London - Security will be beefed up at next year's World Pie-Eating Championships after another logistics lapse saw the 2014 contest declared null and void, organisers said Friday.
“Every year something goes wrong. It's shocking. It's terrible,” said Tony Callaghan, owner of Harry's Bar in the north-west England city of Wigan, where the annual championships have been held since 1992.
On Thursday contestants tackled meat-and-potato pastries. But a delivery mix-up left them eating pies double the corrects size.
“The rules are that the reigning champion keeps the pies under lock and key the night before but we couldn't find him so the pies were delivered just 30 minutes before the contest started,” Callaghan said. “We just had to go on.”
The savouries should be 12 centimetres across, 3.5 centimetres deep and with a wall angle of 15 degrees.

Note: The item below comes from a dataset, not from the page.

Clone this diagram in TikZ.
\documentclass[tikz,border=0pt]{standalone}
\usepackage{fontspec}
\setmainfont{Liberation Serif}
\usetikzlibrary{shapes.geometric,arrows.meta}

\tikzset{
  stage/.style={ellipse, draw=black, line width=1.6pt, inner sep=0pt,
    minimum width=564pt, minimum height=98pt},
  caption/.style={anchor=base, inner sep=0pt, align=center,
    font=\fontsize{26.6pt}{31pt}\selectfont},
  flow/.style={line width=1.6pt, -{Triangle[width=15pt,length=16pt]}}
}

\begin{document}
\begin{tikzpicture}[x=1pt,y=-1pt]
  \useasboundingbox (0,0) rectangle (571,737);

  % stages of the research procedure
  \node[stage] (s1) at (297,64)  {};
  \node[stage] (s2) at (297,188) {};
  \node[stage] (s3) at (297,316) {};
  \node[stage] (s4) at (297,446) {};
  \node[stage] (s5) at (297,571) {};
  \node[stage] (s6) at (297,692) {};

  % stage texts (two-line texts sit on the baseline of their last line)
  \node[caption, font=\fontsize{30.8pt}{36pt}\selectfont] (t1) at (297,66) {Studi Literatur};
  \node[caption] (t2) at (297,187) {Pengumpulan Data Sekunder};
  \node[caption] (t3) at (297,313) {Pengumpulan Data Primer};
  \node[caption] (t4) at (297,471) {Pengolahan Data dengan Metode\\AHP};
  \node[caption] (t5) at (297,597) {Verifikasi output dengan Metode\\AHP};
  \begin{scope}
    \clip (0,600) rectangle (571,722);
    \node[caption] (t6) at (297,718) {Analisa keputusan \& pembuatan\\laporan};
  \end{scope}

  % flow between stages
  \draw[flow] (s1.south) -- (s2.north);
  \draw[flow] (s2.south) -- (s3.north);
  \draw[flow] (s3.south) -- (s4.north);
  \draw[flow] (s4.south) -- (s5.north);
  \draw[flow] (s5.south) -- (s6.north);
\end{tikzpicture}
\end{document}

Controversy has dogged the competition over its 22 years.
There was a protest when Australian rugby international Matt Dunning became the first foreigner to win in 2006.
Three years later “outside gravy” was banned because the winning pie went down in just 35.86 seconds. Umpires said extra gravy, now banned, was slashing swallowing time by up to 1.5 seconds.

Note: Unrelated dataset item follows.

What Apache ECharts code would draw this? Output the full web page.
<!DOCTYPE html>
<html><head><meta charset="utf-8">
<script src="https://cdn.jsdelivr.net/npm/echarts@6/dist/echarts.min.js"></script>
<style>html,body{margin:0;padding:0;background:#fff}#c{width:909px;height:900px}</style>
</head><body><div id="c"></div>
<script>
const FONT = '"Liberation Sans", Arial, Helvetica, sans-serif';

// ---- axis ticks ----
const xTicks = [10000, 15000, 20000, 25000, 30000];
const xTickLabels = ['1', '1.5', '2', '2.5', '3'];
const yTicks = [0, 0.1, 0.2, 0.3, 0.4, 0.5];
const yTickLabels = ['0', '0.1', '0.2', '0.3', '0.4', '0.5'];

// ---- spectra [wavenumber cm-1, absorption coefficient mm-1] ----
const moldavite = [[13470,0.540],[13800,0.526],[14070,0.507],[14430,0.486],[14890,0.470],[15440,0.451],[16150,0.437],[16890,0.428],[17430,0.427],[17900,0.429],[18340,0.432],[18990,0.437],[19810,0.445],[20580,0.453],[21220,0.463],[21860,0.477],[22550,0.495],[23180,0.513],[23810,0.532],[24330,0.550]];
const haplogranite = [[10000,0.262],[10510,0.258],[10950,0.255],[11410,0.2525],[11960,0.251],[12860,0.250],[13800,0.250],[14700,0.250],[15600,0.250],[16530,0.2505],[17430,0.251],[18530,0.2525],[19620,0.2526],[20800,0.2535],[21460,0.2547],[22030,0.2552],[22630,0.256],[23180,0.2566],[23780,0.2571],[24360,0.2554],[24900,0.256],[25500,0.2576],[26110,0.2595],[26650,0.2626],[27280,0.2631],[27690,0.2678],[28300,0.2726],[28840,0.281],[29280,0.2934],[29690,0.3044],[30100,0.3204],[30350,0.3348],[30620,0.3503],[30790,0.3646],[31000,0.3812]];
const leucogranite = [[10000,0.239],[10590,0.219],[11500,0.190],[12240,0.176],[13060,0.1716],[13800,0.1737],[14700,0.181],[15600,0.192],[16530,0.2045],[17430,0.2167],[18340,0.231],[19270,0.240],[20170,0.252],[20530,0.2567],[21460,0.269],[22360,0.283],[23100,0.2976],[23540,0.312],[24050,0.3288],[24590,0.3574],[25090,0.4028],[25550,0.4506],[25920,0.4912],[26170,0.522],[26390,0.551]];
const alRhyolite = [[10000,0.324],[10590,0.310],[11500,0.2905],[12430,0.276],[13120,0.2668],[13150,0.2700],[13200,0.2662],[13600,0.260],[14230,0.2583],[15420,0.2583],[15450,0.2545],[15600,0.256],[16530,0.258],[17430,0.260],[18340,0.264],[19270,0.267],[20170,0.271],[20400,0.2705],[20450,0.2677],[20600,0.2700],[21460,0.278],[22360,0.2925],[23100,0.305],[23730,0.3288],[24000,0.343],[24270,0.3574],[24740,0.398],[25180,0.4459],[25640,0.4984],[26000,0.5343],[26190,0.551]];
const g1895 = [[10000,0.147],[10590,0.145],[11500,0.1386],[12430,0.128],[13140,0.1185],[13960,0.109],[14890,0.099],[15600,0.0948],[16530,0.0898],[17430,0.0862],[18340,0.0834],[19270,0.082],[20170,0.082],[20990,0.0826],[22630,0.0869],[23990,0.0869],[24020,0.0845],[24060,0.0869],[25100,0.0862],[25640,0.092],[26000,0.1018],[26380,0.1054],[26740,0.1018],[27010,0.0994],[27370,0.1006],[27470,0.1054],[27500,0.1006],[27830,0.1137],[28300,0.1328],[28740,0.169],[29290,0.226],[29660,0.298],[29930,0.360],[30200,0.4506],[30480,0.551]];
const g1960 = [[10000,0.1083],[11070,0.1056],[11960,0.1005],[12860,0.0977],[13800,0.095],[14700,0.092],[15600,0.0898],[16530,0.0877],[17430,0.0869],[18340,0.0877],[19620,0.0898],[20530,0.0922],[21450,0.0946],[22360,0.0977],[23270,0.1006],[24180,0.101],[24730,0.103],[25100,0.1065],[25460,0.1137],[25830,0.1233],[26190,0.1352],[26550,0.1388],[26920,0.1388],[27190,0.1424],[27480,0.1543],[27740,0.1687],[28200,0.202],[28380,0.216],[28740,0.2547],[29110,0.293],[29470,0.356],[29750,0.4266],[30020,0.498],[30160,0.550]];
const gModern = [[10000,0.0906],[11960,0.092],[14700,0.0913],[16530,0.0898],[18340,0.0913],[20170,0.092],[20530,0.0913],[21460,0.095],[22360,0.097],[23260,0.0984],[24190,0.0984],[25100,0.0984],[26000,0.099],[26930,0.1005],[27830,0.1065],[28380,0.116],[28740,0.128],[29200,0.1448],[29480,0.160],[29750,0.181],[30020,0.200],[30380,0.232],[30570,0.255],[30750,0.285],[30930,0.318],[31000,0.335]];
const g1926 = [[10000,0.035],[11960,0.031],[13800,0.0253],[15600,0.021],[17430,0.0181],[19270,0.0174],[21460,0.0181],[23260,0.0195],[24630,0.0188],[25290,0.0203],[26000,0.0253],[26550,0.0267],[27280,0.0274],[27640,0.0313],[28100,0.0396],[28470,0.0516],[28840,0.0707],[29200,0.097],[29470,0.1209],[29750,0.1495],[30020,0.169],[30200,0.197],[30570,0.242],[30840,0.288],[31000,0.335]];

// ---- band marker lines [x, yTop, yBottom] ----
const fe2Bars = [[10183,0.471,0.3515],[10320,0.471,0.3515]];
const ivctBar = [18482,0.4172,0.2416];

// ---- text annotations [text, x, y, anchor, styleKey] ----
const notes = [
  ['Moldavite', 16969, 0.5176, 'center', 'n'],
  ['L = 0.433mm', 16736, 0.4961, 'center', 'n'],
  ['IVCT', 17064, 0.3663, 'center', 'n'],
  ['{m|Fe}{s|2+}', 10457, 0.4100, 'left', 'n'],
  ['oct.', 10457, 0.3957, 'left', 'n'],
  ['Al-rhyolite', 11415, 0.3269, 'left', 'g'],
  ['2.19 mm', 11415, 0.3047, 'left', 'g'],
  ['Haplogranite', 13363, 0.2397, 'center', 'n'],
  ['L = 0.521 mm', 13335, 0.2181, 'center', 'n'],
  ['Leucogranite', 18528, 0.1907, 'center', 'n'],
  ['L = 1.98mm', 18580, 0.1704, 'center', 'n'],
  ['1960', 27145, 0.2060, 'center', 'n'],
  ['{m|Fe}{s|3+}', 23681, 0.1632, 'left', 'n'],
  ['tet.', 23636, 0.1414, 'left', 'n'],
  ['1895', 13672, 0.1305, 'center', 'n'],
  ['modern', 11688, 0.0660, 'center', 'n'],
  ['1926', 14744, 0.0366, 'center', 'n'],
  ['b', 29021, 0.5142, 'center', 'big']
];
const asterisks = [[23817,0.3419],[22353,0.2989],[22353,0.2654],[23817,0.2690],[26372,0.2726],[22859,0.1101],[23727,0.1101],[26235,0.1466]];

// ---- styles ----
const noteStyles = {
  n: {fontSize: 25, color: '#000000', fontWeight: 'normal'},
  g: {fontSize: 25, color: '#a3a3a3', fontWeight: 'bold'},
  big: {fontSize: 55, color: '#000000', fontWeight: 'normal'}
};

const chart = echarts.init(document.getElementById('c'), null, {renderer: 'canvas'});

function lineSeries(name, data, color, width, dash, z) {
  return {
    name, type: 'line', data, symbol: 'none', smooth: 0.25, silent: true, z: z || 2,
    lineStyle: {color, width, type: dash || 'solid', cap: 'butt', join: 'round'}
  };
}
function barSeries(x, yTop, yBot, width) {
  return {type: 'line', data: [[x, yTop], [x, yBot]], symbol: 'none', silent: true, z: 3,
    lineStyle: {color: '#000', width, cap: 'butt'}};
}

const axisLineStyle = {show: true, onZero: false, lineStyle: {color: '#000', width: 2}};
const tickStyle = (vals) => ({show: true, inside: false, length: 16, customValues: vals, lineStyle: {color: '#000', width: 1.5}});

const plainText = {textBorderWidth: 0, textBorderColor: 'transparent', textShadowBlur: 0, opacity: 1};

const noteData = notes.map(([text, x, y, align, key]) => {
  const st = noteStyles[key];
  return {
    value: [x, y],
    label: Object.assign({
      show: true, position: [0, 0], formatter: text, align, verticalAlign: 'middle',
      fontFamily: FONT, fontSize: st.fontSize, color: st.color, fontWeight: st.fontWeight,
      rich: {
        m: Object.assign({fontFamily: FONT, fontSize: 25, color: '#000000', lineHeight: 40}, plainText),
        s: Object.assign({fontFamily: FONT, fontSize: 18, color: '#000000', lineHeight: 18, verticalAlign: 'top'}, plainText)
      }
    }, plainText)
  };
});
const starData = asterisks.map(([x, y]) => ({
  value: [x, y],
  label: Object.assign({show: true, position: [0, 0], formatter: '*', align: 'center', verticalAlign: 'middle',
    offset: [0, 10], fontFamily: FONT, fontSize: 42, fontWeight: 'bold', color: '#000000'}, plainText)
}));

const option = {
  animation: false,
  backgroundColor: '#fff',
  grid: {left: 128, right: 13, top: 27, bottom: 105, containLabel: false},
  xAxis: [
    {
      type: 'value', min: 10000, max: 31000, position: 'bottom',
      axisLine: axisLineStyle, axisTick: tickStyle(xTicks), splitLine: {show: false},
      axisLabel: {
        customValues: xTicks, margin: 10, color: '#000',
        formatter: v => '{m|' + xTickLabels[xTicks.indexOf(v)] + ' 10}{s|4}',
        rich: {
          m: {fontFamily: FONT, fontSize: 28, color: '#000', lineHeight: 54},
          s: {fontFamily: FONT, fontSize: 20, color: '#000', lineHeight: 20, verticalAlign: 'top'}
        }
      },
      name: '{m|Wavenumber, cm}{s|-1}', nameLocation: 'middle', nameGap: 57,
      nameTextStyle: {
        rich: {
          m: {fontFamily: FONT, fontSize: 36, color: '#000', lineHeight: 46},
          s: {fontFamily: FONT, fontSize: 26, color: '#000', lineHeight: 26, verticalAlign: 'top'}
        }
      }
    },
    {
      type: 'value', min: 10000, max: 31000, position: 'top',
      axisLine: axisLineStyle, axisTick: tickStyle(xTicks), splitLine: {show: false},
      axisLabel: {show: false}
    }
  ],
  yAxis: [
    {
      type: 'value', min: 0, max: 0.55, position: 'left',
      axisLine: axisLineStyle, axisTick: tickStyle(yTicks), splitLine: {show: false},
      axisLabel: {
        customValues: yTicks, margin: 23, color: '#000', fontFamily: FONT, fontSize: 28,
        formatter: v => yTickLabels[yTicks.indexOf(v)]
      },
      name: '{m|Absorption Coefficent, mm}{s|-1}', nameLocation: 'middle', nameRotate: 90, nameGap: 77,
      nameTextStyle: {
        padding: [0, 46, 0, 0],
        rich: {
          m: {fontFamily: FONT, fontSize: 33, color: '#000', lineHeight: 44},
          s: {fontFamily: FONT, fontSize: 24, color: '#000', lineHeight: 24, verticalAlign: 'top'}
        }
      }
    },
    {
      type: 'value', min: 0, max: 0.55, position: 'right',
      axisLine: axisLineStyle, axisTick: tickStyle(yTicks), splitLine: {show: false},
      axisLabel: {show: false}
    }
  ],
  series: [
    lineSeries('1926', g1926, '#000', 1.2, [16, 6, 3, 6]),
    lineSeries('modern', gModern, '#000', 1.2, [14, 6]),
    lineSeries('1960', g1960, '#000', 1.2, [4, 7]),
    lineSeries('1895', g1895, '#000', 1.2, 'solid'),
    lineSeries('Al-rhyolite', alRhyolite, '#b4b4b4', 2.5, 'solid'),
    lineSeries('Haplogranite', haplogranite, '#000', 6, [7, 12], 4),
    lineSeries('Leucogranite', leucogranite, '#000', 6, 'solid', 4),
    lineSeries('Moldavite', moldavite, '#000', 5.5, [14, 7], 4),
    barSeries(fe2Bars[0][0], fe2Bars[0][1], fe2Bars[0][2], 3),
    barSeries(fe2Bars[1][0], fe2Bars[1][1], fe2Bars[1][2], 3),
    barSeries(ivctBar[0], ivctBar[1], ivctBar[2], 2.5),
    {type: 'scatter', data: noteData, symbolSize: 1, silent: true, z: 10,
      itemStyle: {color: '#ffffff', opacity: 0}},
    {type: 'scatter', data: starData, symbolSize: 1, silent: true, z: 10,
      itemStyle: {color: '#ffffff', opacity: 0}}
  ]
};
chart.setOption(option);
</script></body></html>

In 2010 the winner was disqualified after angry fellow competitors pointed to remnant pastry on the floor.
Rigby, the 2009 winner, is likely to be allowed to keep the trophy despite the controversy.
Talking about technique, the part-time fitness instructor said there was a “lot of thinking involved” but that the “basic rule is bite, swallow, bite, swallow and breathe through your nose.”